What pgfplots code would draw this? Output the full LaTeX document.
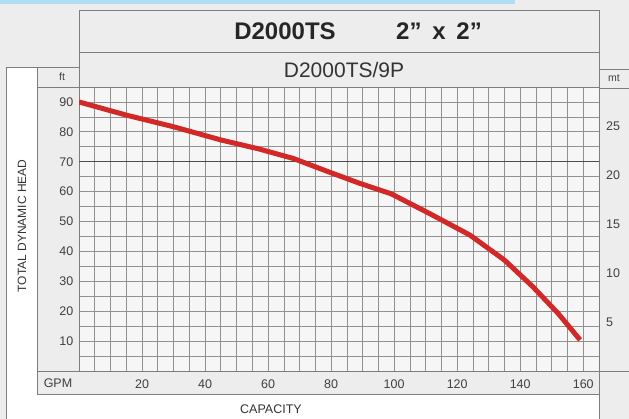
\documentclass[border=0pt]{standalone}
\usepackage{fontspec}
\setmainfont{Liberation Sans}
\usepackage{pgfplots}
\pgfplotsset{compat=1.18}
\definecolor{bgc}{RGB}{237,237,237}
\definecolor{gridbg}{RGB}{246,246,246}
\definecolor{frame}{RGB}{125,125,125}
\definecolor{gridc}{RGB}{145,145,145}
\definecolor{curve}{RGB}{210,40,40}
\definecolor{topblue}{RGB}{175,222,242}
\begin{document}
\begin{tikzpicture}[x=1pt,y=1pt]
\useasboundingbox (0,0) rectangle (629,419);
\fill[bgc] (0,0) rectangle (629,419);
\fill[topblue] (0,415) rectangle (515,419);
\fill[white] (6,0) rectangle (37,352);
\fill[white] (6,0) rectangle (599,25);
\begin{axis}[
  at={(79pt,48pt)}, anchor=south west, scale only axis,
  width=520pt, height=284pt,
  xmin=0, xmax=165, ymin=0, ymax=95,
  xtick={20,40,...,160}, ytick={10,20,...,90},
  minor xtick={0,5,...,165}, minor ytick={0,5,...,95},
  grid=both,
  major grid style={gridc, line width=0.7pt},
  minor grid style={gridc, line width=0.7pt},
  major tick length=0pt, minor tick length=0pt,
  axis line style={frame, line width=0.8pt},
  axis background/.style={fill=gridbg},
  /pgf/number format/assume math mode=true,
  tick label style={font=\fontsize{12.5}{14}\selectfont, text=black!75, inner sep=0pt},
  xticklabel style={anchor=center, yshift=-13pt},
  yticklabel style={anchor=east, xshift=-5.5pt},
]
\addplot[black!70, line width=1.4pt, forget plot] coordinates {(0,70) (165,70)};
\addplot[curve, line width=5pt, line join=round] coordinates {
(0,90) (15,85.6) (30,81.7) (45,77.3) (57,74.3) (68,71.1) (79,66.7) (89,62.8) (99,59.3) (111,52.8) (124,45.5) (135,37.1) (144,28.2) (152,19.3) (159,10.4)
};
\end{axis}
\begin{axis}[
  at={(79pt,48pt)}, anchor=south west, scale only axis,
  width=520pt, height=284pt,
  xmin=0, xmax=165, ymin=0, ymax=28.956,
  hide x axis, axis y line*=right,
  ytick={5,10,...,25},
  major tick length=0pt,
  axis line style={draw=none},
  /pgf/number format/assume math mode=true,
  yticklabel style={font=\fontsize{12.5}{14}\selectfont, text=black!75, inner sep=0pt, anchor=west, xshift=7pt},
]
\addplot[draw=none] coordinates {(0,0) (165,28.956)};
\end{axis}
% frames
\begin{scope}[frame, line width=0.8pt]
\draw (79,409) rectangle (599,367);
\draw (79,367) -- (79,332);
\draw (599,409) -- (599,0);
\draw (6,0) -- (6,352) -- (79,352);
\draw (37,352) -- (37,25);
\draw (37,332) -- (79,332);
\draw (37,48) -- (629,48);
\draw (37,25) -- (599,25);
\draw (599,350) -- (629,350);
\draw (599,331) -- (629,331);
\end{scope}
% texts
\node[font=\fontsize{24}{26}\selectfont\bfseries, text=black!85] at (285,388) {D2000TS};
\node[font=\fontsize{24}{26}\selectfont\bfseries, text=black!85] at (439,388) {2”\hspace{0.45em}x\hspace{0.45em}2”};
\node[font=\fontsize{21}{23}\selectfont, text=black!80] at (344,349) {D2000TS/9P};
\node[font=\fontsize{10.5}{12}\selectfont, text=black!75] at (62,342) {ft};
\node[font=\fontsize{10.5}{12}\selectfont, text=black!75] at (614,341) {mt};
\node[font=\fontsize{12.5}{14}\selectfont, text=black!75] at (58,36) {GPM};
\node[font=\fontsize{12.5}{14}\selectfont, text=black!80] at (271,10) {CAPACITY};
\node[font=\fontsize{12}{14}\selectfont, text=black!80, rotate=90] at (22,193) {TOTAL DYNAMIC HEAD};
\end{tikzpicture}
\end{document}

→ WHAT IS ASKED:
Make an exact copy of the whole listing, but don't bring over any pictures.

→ REPLY TO THE EXERCISE:
What pgfplots code would draw this? Output the full LaTeX document.
\documentclass[border=0pt]{standalone}
\usepackage{fontspec}
\setmainfont{Liberation Sans}
\usepackage{pgfplots}
\pgfplotsset{compat=1.18}
\definecolor{bgc}{RGB}{237,237,237}
\definecolor{gridbg}{RGB}{246,246,246}
\definecolor{frame}{RGB}{125,125,125}
\definecolor{gridc}{RGB}{145,145,145}
\definecolor{curve}{RGB}{210,40,40}
\definecolor{topblue}{RGB}{175,222,242}
\begin{document}
\begin{tikzpicture}[x=1pt,y=1pt]
\useasboundingbox (0,0) rectangle (629,419);
\fill[bgc] (0,0) rectangle (629,419);
\fill[topblue] (0,415) rectangle (515,419);
\fill[white] (6,0) rectangle (37,352);
\fill[white] (6,0) rectangle (599,25);
\begin{axis}[
  at={(79pt,48pt)}, anchor=south west, scale only axis,
  width=520pt, height=284pt,
  xmin=0, xmax=165, ymin=0, ymax=95,
  xtick={20,40,...,160}, ytick={10,20,...,90},
  minor xtick={0,5,...,165}, minor ytick={0,5,...,95},
  grid=both,
  major grid style={gridc, line width=0.7pt},
  minor grid style={gridc, line width=0.7pt},
  major tick length=0pt, minor tick length=0pt,
  axis line style={frame, line width=0.8pt},
  axis background/.style={fill=gridbg},
  /pgf/number format/assume math mode=true,
  tick label style={font=\fontsize{12.5}{14}\selectfont, text=black!75, inner sep=0pt},
  xticklabel style={anchor=center, yshift=-13pt},
  yticklabel style={anchor=east, xshift=-5.5pt},
]
\addplot[black!70, line width=1.4pt, forget plot] coordinates {(0,70) (165,70)};
\addplot[curve, line width=5pt, line join=round] coordinates {
(0,90) (15,85.6) (30,81.7) (45,77.3) (57,74.3) (68,71.1) (79,66.7) (89,62.8) (99,59.3) (111,52.8) (124,45.5) (135,37.1) (144,28.2) (152,19.3) (159,10.4)
};
\end{axis}
\begin{axis}[
  at={(79pt,48pt)}, anchor=south west, scale only axis,
  width=520pt, height=284pt,
  xmin=0, xmax=165, ymin=0, ymax=28.956,
  hide x axis, axis y line*=right,
  ytick={5,10,...,25},
  major tick length=0pt,
  axis line style={draw=none},
  /pgf/number format/assume math mode=true,
  yticklabel style={font=\fontsize{12.5}{14}\selectfont, text=black!75, inner sep=0pt, anchor=west, xshift=7pt},
]
\addplot[draw=none] coordinates {(0,0) (165,28.956)};
\end{axis}
% frames
\begin{scope}[frame, line width=0.8pt]
\draw (79,409) rectangle (599,367);
\draw (79,367) -- (79,332);
\draw (599,409) -- (599,0);
\draw (6,0) -- (6,352) -- (79,352);
\draw (37,352) -- (37,25);
\draw (37,332) -- (79,332);
\draw (37,48) -- (629,48);
\draw (37,25) -- (599,25);
\draw (599,350) -- (629,350);
\draw (599,331) -- (629,331);
\end{scope}
% texts
\node[font=\fontsize{24}{26}\selectfont\bfseries, text=black!85] at (285,388) {D2000TS};
\node[font=\fontsize{24}{26}\selectfont\bfseries, text=black!85] at (439,388) {2”\hspace{0.45em}x\hspace{0.45em}2”};
\node[font=\fontsize{21}{23}\selectfont, text=black!80] at (344,349) {D2000TS/9P};
\node[font=\fontsize{10.5}{12}\selectfont, text=black!75] at (62,342) {ft};
\node[font=\fontsize{10.5}{12}\selectfont, text=black!75] at (614,341) {mt};
\node[font=\fontsize{12.5}{14}\selectfont, text=black!75] at (58,36) {GPM};
\node[font=\fontsize{12.5}{14}\selectfont, text=black!80] at (271,10) {CAPACITY};
\node[font=\fontsize{12}{14}\selectfont, text=black!80, rotate=90] at (22,193) {TOTAL DYNAMIC HEAD};
\end{tikzpicture}
\end{document}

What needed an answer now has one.